Hence, generally, WRPC has been adversely affected by low capacity utilisation which has also been caused by energy utilisation mostly for purposes other than crude refining, the primary purpose. During the selected seven years of study, the capacity utilisation varied from 0% in 2007 when there was absolutely no crude refining throughout the year due to pipeline vandalisation, to a maximum of 54.85% in 2005. This is despite the fact that the international benchmark for capacity utilisation is 90%[6]. Thus, the 38, 912 metric tonnes of all types of refinery fuels consumed in 2007 all went for system maintenance, Power and Utilities.

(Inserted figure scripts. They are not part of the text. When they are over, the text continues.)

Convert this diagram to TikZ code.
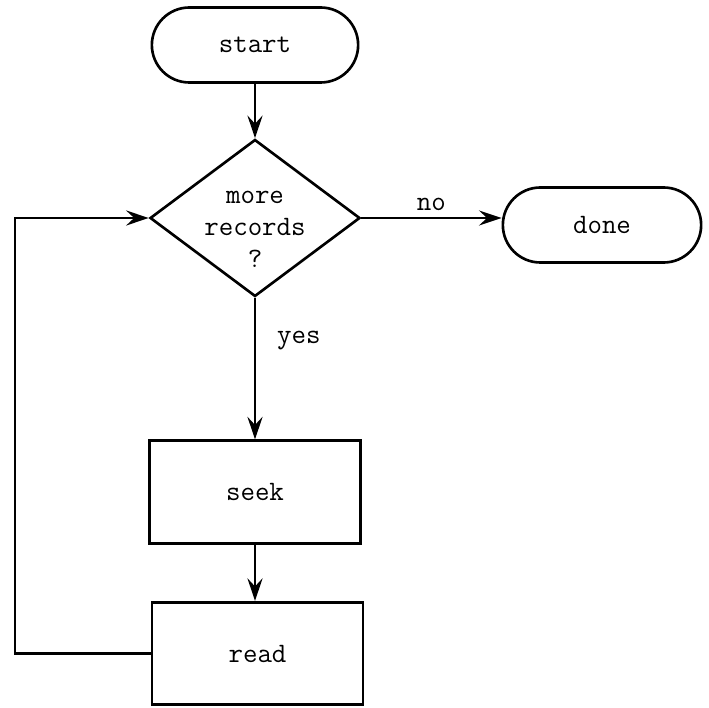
\documentclass[tikz,border=0pt]{standalone}
\usepackage{tikz}
\usetikzlibrary{shapes.geometric, shapes.misc, arrows.meta, positioning}

\begin{document}
\begin{tikzpicture}[
    line width=1.5pt,
    font=\fontsize{16}{18.2}\selectfont\ttfamily,
    terminal/.style={draw, rounded rectangle, minimum width=4.2cm, minimum height=1.5cm},
    decision/.style={draw, diamond, minimum width=4.2cm, minimum height=3.14cm, inner sep=0pt},
    process/.style={draw, rectangle, minimum width=4.22cm, minimum height=2.05cm},
    flow/.style={line width=1.5pt, -{Stealth[length=4.5mm, width=3mm, inset=1.6mm]}}
]
        \useasboundingbox (0,0) rectangle (14.18,14.14);

        % Draw the nodes of the flow
        \node[terminal, minimum width=4.36cm] (start) at (5.1,13.24) {start};
        \node[decision] (more) at (5.1,9.78) {};
        \node[align=center] (moretext) at ([yshift=-0.22cm]more.center) {more\\records\\?};
        \node[terminal] (done) at (12.04,9.64) {done};
        \node[process] (seek) at (5.1,4.3) {seek};
        \node[process] (read) at (5.15,1.07) {read};
        \coordinate (back) at (0.3,0);

        % Draw the connectors and labels
        \draw[flow] (start.south) -- (more.north);
        \draw[flow] (more.east) -- node[above] {no} (more.east -| done.west);
        \draw[flow] (more.south) -- node[pos=0.3, right=0.3cm] {yes} (seek.north);
        \draw[flow] (seek.south) -- (seek.south |- read.north);

        % Draw the loop back to the test
        \draw[flow] (read.west) -- (read.west -| back) |- (more.west);
    \end{tikzpicture}
\end{document}
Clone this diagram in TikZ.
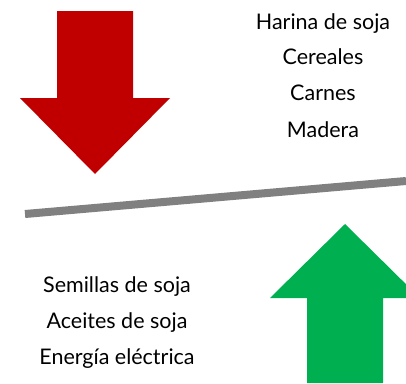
\documentclass[tikz,border=0pt]{standalone}
\usepackage{fontspec}
\setmainfont{Lato}
\definecolor{arrowred}{RGB}{192,0,0}
\definecolor{arrowgreen}{RGB}{0,176,80}
\definecolor{bargray}{RGB}{128,128,128}
\tikzset{lbl/.style={anchor=base,font=\fontsize{21.5}{25}\selectfont,inner sep=0pt}}

\begin{document}
\begin{tikzpicture}[x=1pt,y=-1pt]
   \useasboundingbox (0,0) rectangle (406,383);
   \fill[arrowred] (57,11) -- (133,11) -- (133,98) -- (170,98) -- (95,174)
    -- (20,98) -- (57,98) -- cycle;
   \fill[arrowgreen] (307,383) -- (307,298) -- (270,298) -- (345,224)
    -- (420,298) -- (383,298) -- (383,383) -- cycle;
   \coordinate (barl) at (25,214);
   \coordinate (barr) at (406,181);
   \draw[bargray,line width=8pt] (barl) -- (barr);
   \node[lbl] (harina) at (323,29) {Harina de soja};
   \node[lbl] (cereales) at (323,64) {Cereales};
   \node[lbl] (carnes) at (323,100) {Carnes};
   \node[lbl] (madera) at (323,137) {Madera};
   \node[lbl] (semillas) at (117,292) {Semillas de soja};
   \node[lbl] (aceites) at (117,328) {Aceites de soja};
   \node[lbl] (energia) at (117,364) {Energía eléctrica};
  \end{tikzpicture}
\end{document}
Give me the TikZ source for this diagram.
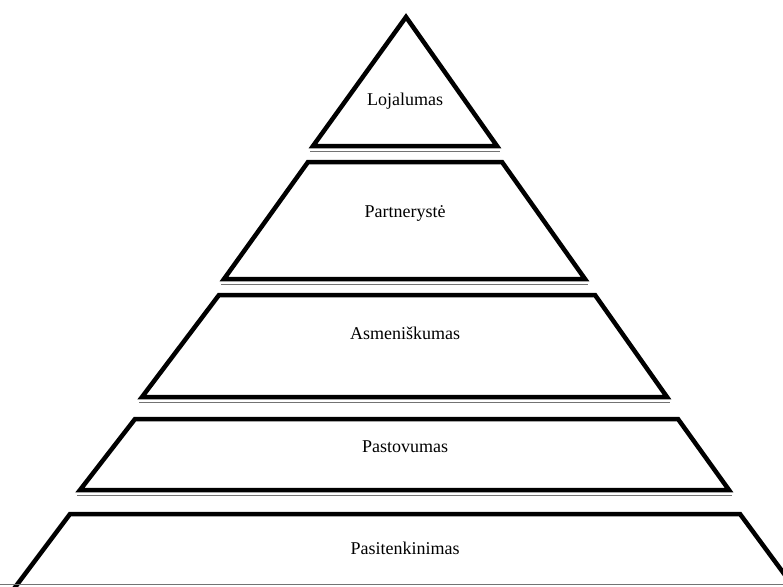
\documentclass[tikz,border=0pt]{standalone}
\usepackage{fontspec}
\setmainfont{Liberation Serif}
\begin{document}
\begin{tikzpicture}[x=1pt,y=-1pt,
  tier/.style={draw=black,line width=4.5pt,line join=miter,fill=white},
  shade/.style={draw=black!55,line width=0.8pt},
  lbl/.style={font=\fontsize{18}{21}\selectfont,inner sep=0pt}]
\fill[white] (0,0) rectangle (783,586);
\begin{scope}
\clip (0,0) rectangle (783,586);
% triangle
\draw[tier] (406,17) -- (497,146) -- (313,146) -- cycle;
\draw[shade] (310,151) -- (500,151);
\node[lbl] (t1) at (405,101) {Lojalumas};
% tier 2
\draw[tier] (308,162) -- (502,162) -- (585,279) -- (224,279) -- cycle;
\draw[shade] (221,284) -- (588,284);
\node[lbl] (t2) at (405,213) {Partnerystė};
% tier 3
\draw[tier] (219,295) -- (595,295) -- (667,397) -- (142,397) -- cycle;
\draw[shade] (139,402) -- (670,402);
\node[lbl] (t3) at (405,333) {Asmeniškumas};
% tier 4
\draw[tier] (135,419) -- (678,419) -- (729,490) -- (80,490) -- cycle;
\draw[shade] (77,495) -- (732,495);
\node[lbl] (t4) at (405,447) {Pastovumas};
% tier 5
\draw[tier] (13,590) -- (70,514) -- (740,514) -- (796,590);
\draw[shade] (0,584) -- (783,584);
\node[lbl] (t5) at (405,548) {Pasitenkinimas};
\end{scope}
\useasboundingbox (0,0) rectangle (783,586);
\end{tikzpicture}
\end{document}
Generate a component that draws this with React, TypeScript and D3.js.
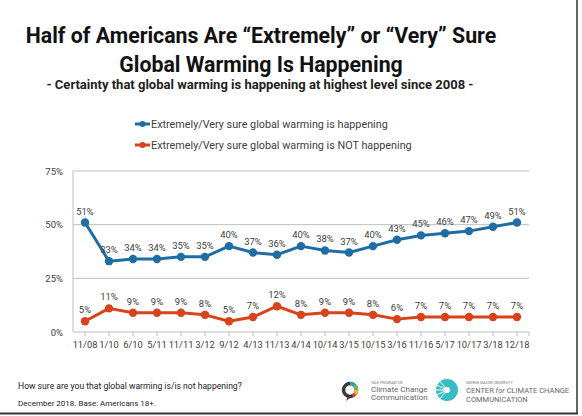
import React from "react";
import * as d3 from "d3";

const categories = ["11/08","1/10","6/10","5/11","11/11","3/12","9/12","4/13","11/13","4/14","10/14","3/15","10/15","3/16","11/16","5/17","10/17","3/18","12/18"];
const happening = [51,33,34,34,35,35,40,37,36,40,38,37,40,43,45,46,47,49,51];
const notHappening = [5,11,9,9,9,8,5,7,12,8,9,9,8,6,7,7,7,7,7];
const yTicks = [0,25,50,75];
const seriesNames = ["Extremely/Very sure global warming is happening","Extremely/Very sure global warming is NOT happening"];

const W = 582, H = 416;
const BLUE = "#1f6ea3";
const RED = "#d8431c";
const FONT = "Roboto, 'Noto Sans', sans-serif";

export default function App() {
  const x = d3.scaleBand<string>().domain(categories).range([73, 529]).padding(0);
  const y = d3.scaleLinear().domain([0, 75]).range([332, 171]);
  const cx = (c: string) => (x(c) as number) + x.bandwidth() / 2;
  const line = d3.line<number>().x((_, i) => cx(categories[i])).y(d => y(d));
  const series = [
    { vals: happening, color: BLUE },
    { vals: notHappening, color: RED },
  ];
  return (
    <div style={{ position: "absolute", left: 0, top: 0 }}>
      <svg width={W} height={H} style={{ display: "block", fontFamily: FONT }}>
        <rect x={0} y={0} width={W} height={H} fill="#fff" />
        {/* title */}
        <text x={261} y={43} textAnchor="middle" fontSize={21.3} fontWeight={700} fill="#111">Half of Americans Are “Extremely” or “Very” Sure</text>
        <text x={261} y={72} textAnchor="middle" fontSize={21.3} fontWeight={700} fill="#111">Global Warming Is Happening</text>
        <text x={260} y={89} textAnchor="middle" fontSize={13} fontWeight={700} fill="#222">- Certainty that global warming is happening at highest level since 2008 -</text>
        {/* legend */}
        {series.map((s, i) => (
          <g key={i} transform={`translate(0,${124 + i * 21})`}>
            <line x1={135} x2={150} y1={0} y2={0} stroke={s.color} strokeWidth={3} />
            <circle cx={142.5} cy={0} r={3} fill={s.color} />
            <text x={151} y={4} fontSize={10.8} fill="#404040">{seriesNames[i]}</text>
          </g>
        ))}
        {/* grid */}
        {yTicks.map(t => (
          <g key={t}>
            {t > 0 && <line x1={73} x2={529} y1={y(t)} y2={y(t)} stroke="#bdbdbd" strokeWidth={1} />}
            <text x={63} y={y(t) + 3.5} textAnchor="end" fontSize={9.5} fill="#404040">{t}%</text>
          </g>
        ))}
        <line x1={73} x2={73} y1={171} y2={332} stroke="#bdbdbd" strokeWidth={1} />
        <line x1={73} x2={529} y1={332} y2={332} stroke="#bdbdbd" strokeWidth={1} />
        {categories.map(c => (
          <g key={c}>
            <line x1={cx(c)} x2={cx(c)} y1={332} y2={336} stroke="#bdbdbd" />
            <text x={cx(c)} y={348} textAnchor="middle" fontSize={9.3} fill="#404040">{c}</text>
          </g>
        ))}
        <line x1={529} x2={529} y1={332} y2={336} stroke="#bdbdbd" />
        {/* series */}
        {series.map((s, i) => (
          <g key={i}>
            <path d={line(s.vals) as string} fill="none" stroke={s.color} strokeWidth={3} strokeLinejoin="round" />
            {s.vals.map((v, j) => (
              <g key={j}>
                <circle cx={cx(categories[j])} cy={y(v)} r={4.2} fill={s.color} />
                <text x={cx(categories[j])} y={y(v) - 8} textAnchor="middle" fontSize={9.5} fill="#404040">{v}%</text>
              </g>
            ))}
          </g>
        ))}
        {/* footer */}
        <text x={18} y={389} fontSize={8.6} fill="#222">How sure are you that global warming is/is not happening?</text>
        <text x={18} y={406} fontSize={8} fill="#222">December 2018. Base: Americans 18+.</text>
        {/* Yale logo */}
        <g transform="translate(350,390)">
          <circle r={6.5} fill="none" stroke="#3a3a3a" strokeWidth={3.5} />
          <path d="M0,-6.5 A6.5,6.5 0 0 1 6.5,0" fill="none" stroke="#2d9ad6" strokeWidth={3.5} />
          <path d="M6.5,0 A6.5,6.5 0 0 1 3,5.8" fill="none" stroke="#f2b632" strokeWidth={3.5} />
          <path d="M4.6,-4.6 A6.5,6.5 0 0 1 6.5,0" fill="none" stroke="#6fbe44" strokeWidth={3.5} />
          <path d="M-2,6 L-4,11 L1,7 Z" fill="#3a3a3a" />
          <circle cx={4} cy={5} r={1.8} fill="#d9363e" />
        </g>
        <text x={371} y={384} fontSize={3.5} fill="#777">YALE PROGRAM ON</text>
        <text x={371} y={392} fontSize={8} fill="#666">Climate Change</text>
        <text x={371} y={400} fontSize={8} fill="#666">Communication</text>
        {/* GMU logo */}
        <g transform="translate(447,390)">
          <circle r={11} fill="#39bcc6" />
          {[0, 1, 2, 3, 4].map(k => (
            <path key={k} d={`M0,0 L${-11 * Math.cos(-0.9 + k * 0.45)},${11 * Math.sin(-0.9 + k * 0.45)}`} stroke="#fff" strokeWidth={1} />
          ))}
          <circle r={3} fill="#fff" />
        </g>
        <text x={466} y={384} fontSize={3.5} fill="#777">GEORGE MASON UNIVERSITY</text>
        <text x={466} y={393} fontSize={7.5} fill="#666">CENTER <tspan fontStyle="italic">for</tspan> CLIMATE CHANGE</text>
        <text x={466} y={401.5} fontSize={7.5} fill="#666">COMMUNICATION</text>
        {/* border */}
        <line x1={577} x2={577} y1={0} y2={414} stroke="#333" strokeWidth={1.5} />
        <line x1={0} x2={578} y1={413.5} y2={413.5} stroke="#333" strokeWidth={2} />
      </svg>
    </div>
  );
}
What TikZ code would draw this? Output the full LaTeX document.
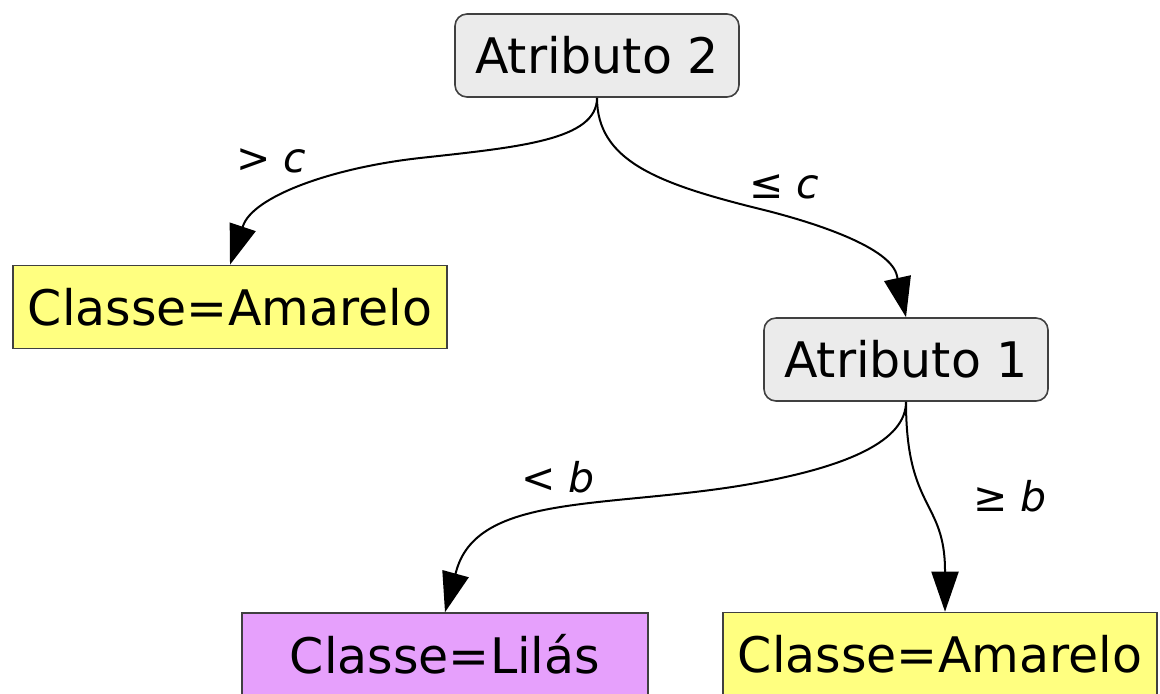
\documentclass[tikz,border=0pt]{standalone}
\usepackage{fontspec}
\setmainfont{DejaVu Sans}
\usetikzlibrary{arrows.meta}
\definecolor{attrgray}{RGB}{235,235,235}
\definecolor{classyellow}{RGB}{255,255,128}
\definecolor{classlilac}{RGB}{230,160,252}
\begin{document}
\begin{tikzpicture}[x=0.5pt,y=-0.5pt,
  attr/.style={draw=black!75, line width=0.8pt, fill=attrgray, rounded corners=6pt,
    minimum width=142pt, minimum height=41.5pt, inner sep=0pt, font=\fontsize{24.5}{29}\selectfont},
  leaf/.style={draw=black!75, line width=0.8pt, minimum height=41.5pt, inner sep=0pt,
    font=\fontsize{24.5}{29}\selectfont},
  branch/.style={line width=1pt, -{Triangle[length=20pt,width=13.5pt]}},
  cond/.style={font=\fontsize{20.5}{24}\selectfont\itshape}]
\useasboundingbox (0,0) rectangle (1160,693);

% Nodes
\node[attr] (a2) at (597,55.5) {Atributo 2};
\node[leaf, fill=classyellow, minimum width=217pt] (c1) at (230,307) {Classe=Amarelo};
\node[attr] (a1) at (906,359.5) {Atributo 1};
\node[leaf, fill=classlilac, minimum width=203pt] (c2) at (445,654.5) {Classe=Lilás};
\node[leaf, fill=classyellow, minimum width=217pt] (c3) at (940,654) {Classe=Amarelo};

% Branches
\draw[branch] (a2.south) .. controls (597,140) and (520,147) .. (420,158)
  .. controls (330,168) and (252.6,197) .. (243,226) -- (c1.north);
\draw[branch] (a2.south) .. controls (597,160) and (656,183) .. (756,208)
  .. controls (818,223) and (891.4,248) .. (897,276) -- (a1.north);
\draw[branch] (a1.south) .. controls (906,440) and (850,468.6) .. (732,487)
  .. controls (595,507.7) and (476,496) .. (456,572) -- (c2.north);
\draw[branch] (a1.south) .. controls (906,510) and (945,500) .. (945,571)
  -- ([xshift=2.5pt]c3.north);

% Labels
\node[cond] (lgt) at (271,161) {> c};
\node[cond] (lle) at (784,187) {≤ c};
\node[cond] (llt) at (558,477) {< b};
\node[cond] (lge) at (1010,496) {≥ b};
\end{tikzpicture}
\end{document}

The importance of this investigation lies in its exposure of where energy is actually utilised most among the various sections/units of the refinery. The average energy consumption distribution over the period of nearly one decade is: Atmospheric Distillation Unit and Desalter: 34%; Power, Utilities and Maintenance: 28%; Hydrotreating: 18%; Reforming: 15%; Fluidised Catalytic Cracking: 3%; Vacuum Distillation Unit: 2% and Alkylation: 0% (Fig. 9). The very sharp difference between this energy distribution and the one for the US refineries in Table 1 is apparent. This is indeed not favourable to efficient and profitable energy consumption as it implies energy consumption for a purpose different from the primary one for which the refinery exists.

5. Conclusions

The process units energy consumption pattern evaluation carried out over a period of 8 years reveals that the process units have been operating with low time efficiencies, while energy has been consumed mostly for power, utilities and routine system maintenance. This has led to low capacity utilisations and high specific fuel consumption values. It is believed that the results of this investigation would assist the WRPC policy makers in tackling the challenge of low capacity utilisation appropriately.